Right- thats enough football pundit speak, however apt it is for a description of this young Peregrine out on the washes yesterday afternoon. It swung down towards a passing Marsh harrier as I was watching a pair of Cranes feeding in the rough grass, and then shied at a Coot before scattering gulls and wildfowl in its wake with a low pass through the heat haze. Up until then the scene had been one of slumber, with masses of Wigeon, Pintail, Teal and Shoveler hard to discern out on the muddy quads and silt covered vegetation as they roosted like so many brown lumps and tussocks, the occasional white breast or emerald head the only things to stand out amongst the earthen tones of the after-flood.
A Merlin suddenly alighted in a bush just across the drain.

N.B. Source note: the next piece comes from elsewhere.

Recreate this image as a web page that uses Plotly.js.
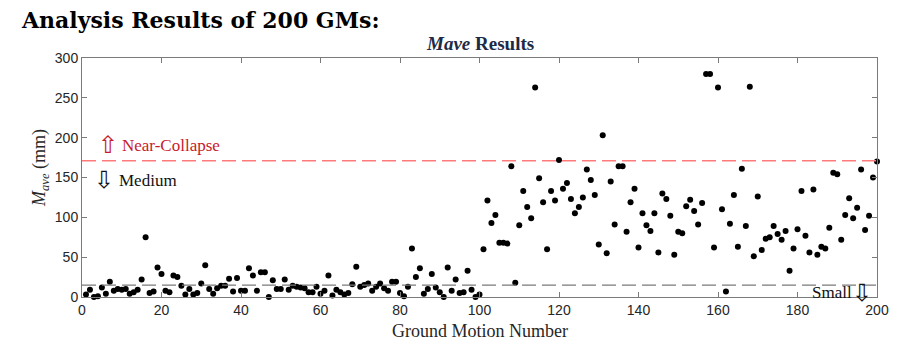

It remained for a few minutes and then skipped off along the bank, making forays over the washland, darting low to the ground and landing briefly, head bobbing, alert, wary.
In the distance a Great Egret preened, and then a small flock of Teal flushed from beyond a small reedbed.
Looking along a drain bank, the unmistakeable shape of Peregrine. Blue backed and brown winged, it was the same young bird that had been bullying all the other birds, but now it was on the recieving end, as Black-headed gulls carefully swooped down and forced it up into the air. The peregrine slowly circled, gaining height all the time, but before it had gained the advantage, a Buzzard appeared from nowhere and stooped from the upper levels, putting the falcon on the defensive once more. The acrobatic display of the two raptors was played out in front of a huge flock of Golden plover that spread out in the distant blue.


                                         When the wind stops there are few better places to be.